---------- SOURCE DATA

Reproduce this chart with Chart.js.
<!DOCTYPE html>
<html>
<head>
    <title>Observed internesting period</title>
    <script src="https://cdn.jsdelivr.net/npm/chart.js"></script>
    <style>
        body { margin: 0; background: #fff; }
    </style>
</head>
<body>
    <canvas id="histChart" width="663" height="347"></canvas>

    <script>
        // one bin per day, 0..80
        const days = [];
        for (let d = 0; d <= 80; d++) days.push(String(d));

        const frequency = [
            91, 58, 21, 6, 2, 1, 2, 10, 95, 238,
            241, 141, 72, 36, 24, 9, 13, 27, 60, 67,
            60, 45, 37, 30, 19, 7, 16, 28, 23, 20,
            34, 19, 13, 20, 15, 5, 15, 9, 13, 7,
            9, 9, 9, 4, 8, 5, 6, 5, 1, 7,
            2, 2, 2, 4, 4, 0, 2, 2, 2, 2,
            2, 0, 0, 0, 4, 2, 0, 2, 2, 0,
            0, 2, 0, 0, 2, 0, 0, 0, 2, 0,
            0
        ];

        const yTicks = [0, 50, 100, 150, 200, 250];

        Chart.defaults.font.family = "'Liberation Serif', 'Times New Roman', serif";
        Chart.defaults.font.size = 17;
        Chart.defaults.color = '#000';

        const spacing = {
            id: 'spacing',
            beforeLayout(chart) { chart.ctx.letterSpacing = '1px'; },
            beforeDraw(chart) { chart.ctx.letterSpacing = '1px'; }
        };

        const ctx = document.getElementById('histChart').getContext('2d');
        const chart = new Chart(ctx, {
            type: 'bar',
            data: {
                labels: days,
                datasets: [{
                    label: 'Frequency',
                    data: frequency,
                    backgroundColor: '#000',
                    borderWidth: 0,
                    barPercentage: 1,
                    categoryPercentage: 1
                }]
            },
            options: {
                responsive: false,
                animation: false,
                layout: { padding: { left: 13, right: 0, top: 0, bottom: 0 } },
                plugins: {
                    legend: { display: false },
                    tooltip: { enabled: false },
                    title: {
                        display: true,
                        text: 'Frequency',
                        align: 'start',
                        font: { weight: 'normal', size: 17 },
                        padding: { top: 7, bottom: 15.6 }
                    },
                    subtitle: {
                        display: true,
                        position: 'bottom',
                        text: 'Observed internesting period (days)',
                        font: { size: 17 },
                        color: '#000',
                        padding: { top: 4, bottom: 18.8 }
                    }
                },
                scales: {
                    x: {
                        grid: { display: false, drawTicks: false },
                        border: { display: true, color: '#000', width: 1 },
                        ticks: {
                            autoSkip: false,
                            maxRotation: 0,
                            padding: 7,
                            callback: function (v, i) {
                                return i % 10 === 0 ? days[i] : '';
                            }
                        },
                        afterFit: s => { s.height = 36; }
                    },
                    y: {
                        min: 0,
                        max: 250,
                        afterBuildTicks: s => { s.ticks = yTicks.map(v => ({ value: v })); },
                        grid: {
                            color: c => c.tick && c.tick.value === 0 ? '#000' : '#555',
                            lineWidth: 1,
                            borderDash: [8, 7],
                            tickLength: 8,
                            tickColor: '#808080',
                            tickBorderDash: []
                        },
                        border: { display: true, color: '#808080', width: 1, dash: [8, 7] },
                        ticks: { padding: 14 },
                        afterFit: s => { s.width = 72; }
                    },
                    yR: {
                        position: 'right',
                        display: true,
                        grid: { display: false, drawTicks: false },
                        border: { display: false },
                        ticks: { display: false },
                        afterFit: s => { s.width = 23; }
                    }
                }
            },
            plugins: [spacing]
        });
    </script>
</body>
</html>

--------------------
---------- SOURCE DATA

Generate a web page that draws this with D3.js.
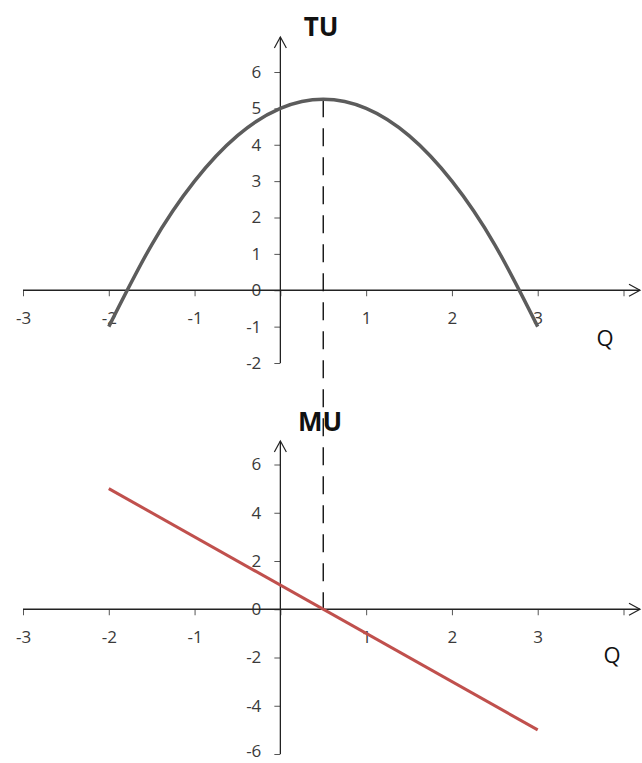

--------------------

# [GOAL]
Repeat, exactly as they stand above, the lines from the line with "Reproduce this chart with Chart.js." to the line with "for (let d = 0;", both lines included.

# [RESPONSE TO THIS TASK]
Reproduce this chart with Chart.js.
<!DOCTYPE html>
<html>
<head>
    <title>Observed internesting period</title>
    <script src="https://cdn.jsdelivr.net/npm/chart.js"></script>
    <style>
        body { margin: 0; background: #fff; }
    </style>
</head>
<body>
    <canvas id="histChart" width="663" height="347"></canvas>

    <script>
        // one bin per day, 0..80
        const days = [];
        for (let d = 0; d <= 80; d++) days.push(String(d));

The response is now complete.